Jesus is the Good Samaritan, and He teaches us about Himself in this parable.  

So, dear friends, there is Law in this tale: the Law that calls us to repent and teaches us how to live the Christian life.  And there is Gospel here as well: our Lord Jesus Christ teaching us that we are saved by grace, through faith, by means of His Word, by His will, by His mercy.

Let us hear this Word, ponder this Word, rejoice at this Word, and thank the Word Made Flesh, our Good Samaritan, who binds up our wounds by means of His wounds, who pays our debts out of His own treasure, and who justifies us so that we do not have to attempt to justify ourselves by lying to ourselves.

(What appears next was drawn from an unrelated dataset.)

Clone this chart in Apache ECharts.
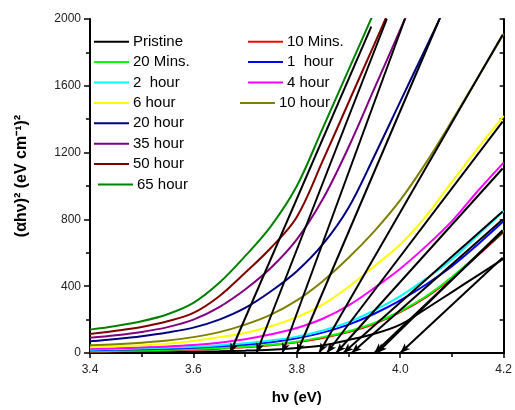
<!DOCTYPE html>
<html>
<head>
<meta charset="utf-8">
<title>Tauc plot</title>
<script src="https://cdn.jsdelivr.net/npm/echarts@6/dist/echarts.min.js"></script>
<style>
  html, body { margin: 0; padding: 0; background: #fff; }
  #chart { width: 515px; height: 410px; }
</style>
</head>
<body>
<div id="chart"></div>
<script>
// photon energy grid, eV
const hv = [3.4, 3.45, 3.5, 3.55, 3.6, 3.65, 3.7, 3.75, 3.8, 3.85, 3.9, 3.95, 4.0, 4.05, 4.1, 4.15, 4.2];

const sampleNames = ['Pristine', '10 Mins.', '20 Mins.', '1  hour', '2  hour', '4 hour',
  '6 hour', '10 hour', '20 hour', '35 hour', '50 hour', '65 hour'];
const sampleColors = ['#000000', '#FF0000', '#00FF00', '#0000FF', '#00FFFF', '#FF00FF',
  '#FFFF00', '#808000', '#000080', '#800080', '#800000', '#008000'];

// (αhν)^2 (null = above the frame)
const pristine = [2, 3, 4, 5, 7, 10, 14, 20, 30, 45, 78, 115, 170, 265, 365, 465, 565];
const min10 = [8, 10, 13, 16, 20, 26, 34, 46, 64, 90, 125, 175, 245, 335, 450, 585, 725];
const min20 = [10, 12, 15, 19, 24, 30, 38, 50, 68, 95, 130, 180, 250, 340, 455, 590, 735];
const hour1 = [16, 19, 22, 26, 32, 40, 50, 65, 88, 122, 170, 235, 315, 410, 520, 650, 790];
const hour2 = [20, 23, 27, 32, 38, 47, 58, 75, 98, 135, 185, 255, 340, 445, 560, 705, 850];
const hour4 = [25, 28, 33, 39, 48, 62, 82, 112, 150, 205, 285, 390, 505, 640, 790, 970, 1140];
const hour6 = [35, 40, 46, 56, 72, 95, 120, 160, 215, 290, 395, 520, 650, 820, 1025, 1225, 1420];
const hour10 = [47, 53, 62, 75, 95, 125, 170, 230, 315, 430, 570, 730, 915, 1140, 1390, 1650, 1910];
const hour20 = [70, 84, 101, 123, 152, 200, 270, 370, 490, 650, 870, 1180, 1505, 1830, 2155, null, null];
const hour35 = [91, 106, 126, 155, 200, 275, 380, 510, 680, 920, 1232, 1584, 1936, 2290, null, null, null];
const hour50 = [114, 133, 156, 190, 240, 340, 480, 630, 815, 1150, 1500, 1850, 2200, null, null, null, null];
const hour65 = [140, 162, 190, 232, 300, 420, 580, 760, 1000, 1345, 1695, 2045, null, null, null, null, null];
const curves = [pristine, min10, min20, hour1, hour2, hour4, hour6, hour10, hour20, hour35, hour50, hour65];

// linear fits: x-intercept (band gap) and upper end of each fitted line
const gapEnergy = [4.0, 3.95, 3.955, 3.906, 3.89, 3.876, 3.858, 3.843, 3.80, 3.772, 3.722, 3.671];
const fitEndX = [4.198, 4.198, 4.198, 4.198, 4.198, 4.198, 4.198, 4.198, 4.076, 4.009, 3.974, 3.944];
const fitEndY = [570, 728, 735, 800, 848, 1105, 1385, 1905, 2000, 2000, 2000, 1954];

const xTicks = { min: 3.4, max: 4.2, step: 0.2 };
const yTicks = { min: 0, max: 2000, step: 400 };

const font = "'Liberation Sans', Arial, sans-serif";

function buildSeries() {
  let list = [];
  for (let i = 0; i < curves.length; i++) {
    list.push({
      name: sampleNames[i],
      type: 'line',
      data: hv.map((x, k) => [x, curves[i][k]]),
      symbol: 'none',
      smooth: 0.35,
      lineStyle: { color: sampleColors[i], width: 2 },
      itemStyle: { color: sampleColors[i] },
      z: 2
    });
  }
  // fitted lines with arrow at the intercept
  let fits = [];
  for (let i = 0; i < gapEnergy.length; i++) {
    fits.push([{ coord: [fitEndX[i], fitEndY[i]] }, { coord: [gapEnergy[i], 0] }]);
  }
  list.push({
    type: 'line',
    data: [],
    z: 3,
    markLine: {
      silent: true,
      animation: false,
      symbol: ['none', 'arrow'],
      symbolSize: [6, 10],
      label: { show: false },
      lineStyle: { color: '#000', width: 2, type: 'solid' },
      data: fits
    }
  });
  return list;
}

function legendBlock(names, left, top) {
  return {
    data: names,
    orient: 'vertical',
    left: left,
    top: top,
    padding: 0,
    icon: 'rect',
    itemWidth: 35,
    itemHeight: 2,
    itemGap: 4.4,
    textStyle: { color: '#000', fontSize: 15, fontFamily: font, lineHeight: 16, padding: [0, 0, 0, -1] },
    selectedMode: false
  };
}

let chart = echarts.init(document.getElementById('chart'));
let rowH = 20.4, top0 = 33.7;
let option = {
  animation: false,
  backgroundColor: '#fff',
  grid: { left: 90, right: 11, top: 19, bottom: 53 },
  legend: [
    legendBlock(['Pristine', '20 Mins.', '2  hour', '6 hour', '20 hour', '35 hour', '50 hour'], 94, top0),
    legendBlock(['65 hour'], 98, top0 + 7 * rowH),
    legendBlock(['10 Mins.', '1  hour', '4 hour'], 248, top0),
    legendBlock(['10 hour'], 240, top0 + 3 * rowH)
  ],
  xAxis: [{
    type: 'value',
    min: xTicks.min, max: xTicks.max, interval: xTicks.step,
    name: 'hν (eV)',
    nameLocation: 'middle',
    nameGap: 37,
    nameTextStyle: { color: '#000', fontSize: 15, fontWeight: 'bold', fontFamily: font },
    axisLine: { lineStyle: { color: '#000', width: 2 } },
    axisTick: { length: 5, lineStyle: { color: '#000', width: 1.5 } },
    minorTick: { show: true, splitNumber: 2, length: 4, lineStyle: { color: '#000', width: 1.5 } },
    axisLabel: { color: '#222', fontSize: 12, fontFamily: font, margin: 11, formatter: v => v.toFixed(1) },
    splitLine: { show: false }
  }, {
    type: 'value', position: 'top',
    min: xTicks.min, max: xTicks.max, interval: xTicks.step,
    axisLine: { lineStyle: { color: '#000', width: 2 } },
    axisTick: { inside: true, length: 4, lineStyle: { color: '#000', width: 1.5 } },
    minorTick: { show: true, splitNumber: 2, length: 3, lineStyle: { color: '#000', width: 1.5 } },
    axisLabel: { show: false },
    splitLine: { show: false }
  }],
  yAxis: [{
    type: 'value',
    min: yTicks.min, max: yTicks.max, interval: yTicks.step,
    axisLine: { show: true, lineStyle: { color: '#000', width: 2 } },
    axisTick: { show: true, length: 6, lineStyle: { color: '#000', width: 1.5 } },
    minorTick: { show: true, splitNumber: 2, length: 4, lineStyle: { color: '#000', width: 1.5 } },
    axisLabel: { color: '#222', fontSize: 12, fontFamily: font, margin: 9, formatter: v => String(v) },
    splitLine: { show: false }
  }, {
    type: 'value', position: 'right',
    min: yTicks.min, max: yTicks.max, interval: yTicks.step,
    axisLine: { show: true, lineStyle: { color: '#000', width: 2 } },
    axisTick: { show: true, inside: true, length: 4, lineStyle: { color: '#000', width: 1.5 } },
    minorTick: { show: true, splitNumber: 2, length: 4, lineStyle: { color: '#000', width: 1.5 } },
    axisLabel: { show: false },
    splitLine: { show: false }
  }],
  graphic: [{
    type: 'text',
    x: 22, y: 176,
    rotation: Math.PI / 2,
    style: {
      text: '(αhν)² (eV cm⁻¹)²',
      font: 'bold 16px ' + font,
      fill: '#000',
      textAlign: 'center',
      textVerticalAlign: 'middle'
    }
  }],
  series: buildSeries()
};
chart.setOption(option);
</script>
</body>
</html>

And in gratitude, let us find our neighbor in need and serve him, being that Good Samaritan, being the love of Christ to those in need, being a neighbor to those who have been beaten half-dead by our fallen world.  And let us indeed “go and do likewise,” not in search of salvation or selfish gain, but in genuine love, remembering the command and the promise: “You shall love the Lord your God with all your heart and with all your soul and with all your strength and with all your mind, and your neighbor as yourself.”

And let us always thank, praise, serve, and obey our Good Samaritan, the One who shows us mercy.  

Amen.

In the name of the Father and of the + Son and of the Holy Spirit.  Amen.